The H-1 freeway eastbound from the Likelike Highway to Ward Avenue will be completely closed from 8 p.m. to 4 a.m. for two nights later this month, state traffic officials say.

The Department of Transportation this morning announced the closures for Sunday, Sept. 22 and Monday, Sept. 23.

The move will launch a year-long freeway construction project through town that will extend late into the night the H-1 congestion that commuters already endure there during the day.

“We will be causing a little disruption, but we need this work badly,” Hawaii DOT Director Glenn Okimoto said. 

The “H1 Rehabilitation Project” is an effort to fix and repave a 3.5-mile stretch of the state’s most heavily used highway between Ward Avenue and Middle Street.

It allows construction crews to shut down the highway in one direction at a time for up to 120 nights throughout the project, which state officials say they hope to wrap by the end of July 2014. The two full closures later this month are the only ones scheduled for the remainder of 2013, they add.

For the upcoming overnight eastbound full closures, Okimoto urged H-1 drivers to avoid the area entirely at that time if possible. Otherwise, they should exit Dillingham Boulevard or Nimitz Highway. Drivers on the Moanalua freeway (H201) should exit at Puuloa Road and then use Dillingham or Nimitz as alternate routes.

After those two full closures, commuters can expect nightly lane closures on the H-1 between Middle Street and the Ward Avenue area throughout the project.  Typically one lane will close in each direction starting 9 p.m., with an additional lane will closing 11 p.m.

However, for Sept. 25 and Sept. 26 those nightly closures will be eastbound only, DOT spokeswoman Caroline Sluyter said.

Local traffic officials are encouraging drivers to use School, King and Beretania Streets, as well as Vineyard, Ala Moana and Dillingham Boulevards as alternate routes to travel in the Ewa and Diamond Head directions during the night.
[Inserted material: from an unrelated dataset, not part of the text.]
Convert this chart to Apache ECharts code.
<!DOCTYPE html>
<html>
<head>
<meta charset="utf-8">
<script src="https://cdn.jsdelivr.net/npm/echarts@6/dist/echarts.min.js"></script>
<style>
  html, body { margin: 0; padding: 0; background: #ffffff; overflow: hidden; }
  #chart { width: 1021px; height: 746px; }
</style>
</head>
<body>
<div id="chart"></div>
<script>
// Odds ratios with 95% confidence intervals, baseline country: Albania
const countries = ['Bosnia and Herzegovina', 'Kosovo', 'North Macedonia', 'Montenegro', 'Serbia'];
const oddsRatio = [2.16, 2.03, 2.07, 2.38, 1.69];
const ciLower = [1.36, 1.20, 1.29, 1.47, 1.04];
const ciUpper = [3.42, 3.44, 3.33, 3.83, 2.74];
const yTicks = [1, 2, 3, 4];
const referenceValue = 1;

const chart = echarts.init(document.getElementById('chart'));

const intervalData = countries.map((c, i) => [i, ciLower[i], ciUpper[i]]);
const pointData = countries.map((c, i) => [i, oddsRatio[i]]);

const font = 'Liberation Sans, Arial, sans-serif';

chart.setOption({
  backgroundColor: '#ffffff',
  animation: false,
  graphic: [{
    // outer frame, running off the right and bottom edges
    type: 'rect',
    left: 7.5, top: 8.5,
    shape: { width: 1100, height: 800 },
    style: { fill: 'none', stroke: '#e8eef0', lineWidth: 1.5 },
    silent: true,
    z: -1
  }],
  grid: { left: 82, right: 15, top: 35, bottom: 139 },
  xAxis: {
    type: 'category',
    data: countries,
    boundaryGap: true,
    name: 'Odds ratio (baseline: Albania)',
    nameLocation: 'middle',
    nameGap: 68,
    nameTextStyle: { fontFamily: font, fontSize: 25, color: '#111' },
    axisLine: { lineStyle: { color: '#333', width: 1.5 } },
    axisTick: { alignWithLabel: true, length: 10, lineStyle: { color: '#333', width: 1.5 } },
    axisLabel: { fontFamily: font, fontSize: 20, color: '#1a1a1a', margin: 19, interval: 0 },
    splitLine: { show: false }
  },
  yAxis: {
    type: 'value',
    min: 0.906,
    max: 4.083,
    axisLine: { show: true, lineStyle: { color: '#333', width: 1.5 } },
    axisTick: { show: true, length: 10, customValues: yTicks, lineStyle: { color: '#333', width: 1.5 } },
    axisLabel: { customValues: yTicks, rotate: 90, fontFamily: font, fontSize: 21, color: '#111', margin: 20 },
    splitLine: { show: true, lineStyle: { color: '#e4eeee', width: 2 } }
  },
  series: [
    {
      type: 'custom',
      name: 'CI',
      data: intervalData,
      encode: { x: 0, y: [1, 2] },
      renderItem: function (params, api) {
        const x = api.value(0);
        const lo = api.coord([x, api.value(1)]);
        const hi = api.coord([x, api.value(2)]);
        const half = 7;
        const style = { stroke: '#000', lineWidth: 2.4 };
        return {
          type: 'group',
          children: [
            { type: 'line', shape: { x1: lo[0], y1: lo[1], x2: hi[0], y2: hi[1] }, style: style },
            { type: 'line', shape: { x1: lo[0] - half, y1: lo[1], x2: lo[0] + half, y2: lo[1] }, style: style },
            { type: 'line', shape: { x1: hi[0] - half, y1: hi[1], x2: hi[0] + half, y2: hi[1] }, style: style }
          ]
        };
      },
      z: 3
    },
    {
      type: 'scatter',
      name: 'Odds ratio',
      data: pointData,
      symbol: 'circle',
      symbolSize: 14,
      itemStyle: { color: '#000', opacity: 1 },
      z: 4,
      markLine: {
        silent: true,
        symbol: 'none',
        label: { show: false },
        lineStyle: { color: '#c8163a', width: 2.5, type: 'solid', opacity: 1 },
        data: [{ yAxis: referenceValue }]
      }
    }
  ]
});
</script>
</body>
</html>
The city’s Department of Transportation Services will work with the state to extend green light signal times where possible on those alternate routes, DTS Director Mike Formby said Monday. DTS also plans to have traffic engineers working at Honolulu’s traffic management center at night, when they normally wouldn’t be there, he added.

“There’s a lot of congestion on the alternate routes but we do the best we can,” Formby said.  “We’re going to do our best — that’s all I can commit at this time.”

The work in town coincides with H-1 traffic further west from the ongoing “PM Contraflow” project — highway deck repairs in the Aiea and Pearl City areas that have commuters facing lane closures there from 7:30 p.m. to 4:30 a.m.  That schedule is expected to last through April. 

The in-town rehabilitation project will repave an asphalt-concrete layer about 12 inches deep along that H1 stretch — a material that’s stronger than typical asphalt and designed to last 10-15 years, instead of 7 to 10 years, to better handle the 200,000 vehicles that use the corridor each day.

The $42 million project, paid for mostly with federal dollars, will also reconfigure H-1 to have four lanes in both directions from Punahou Street to Middle Street. It will further replace existing highway lights with modern models that better contain the light to the highway and are more environmentally friendly for migrating birds, officials said.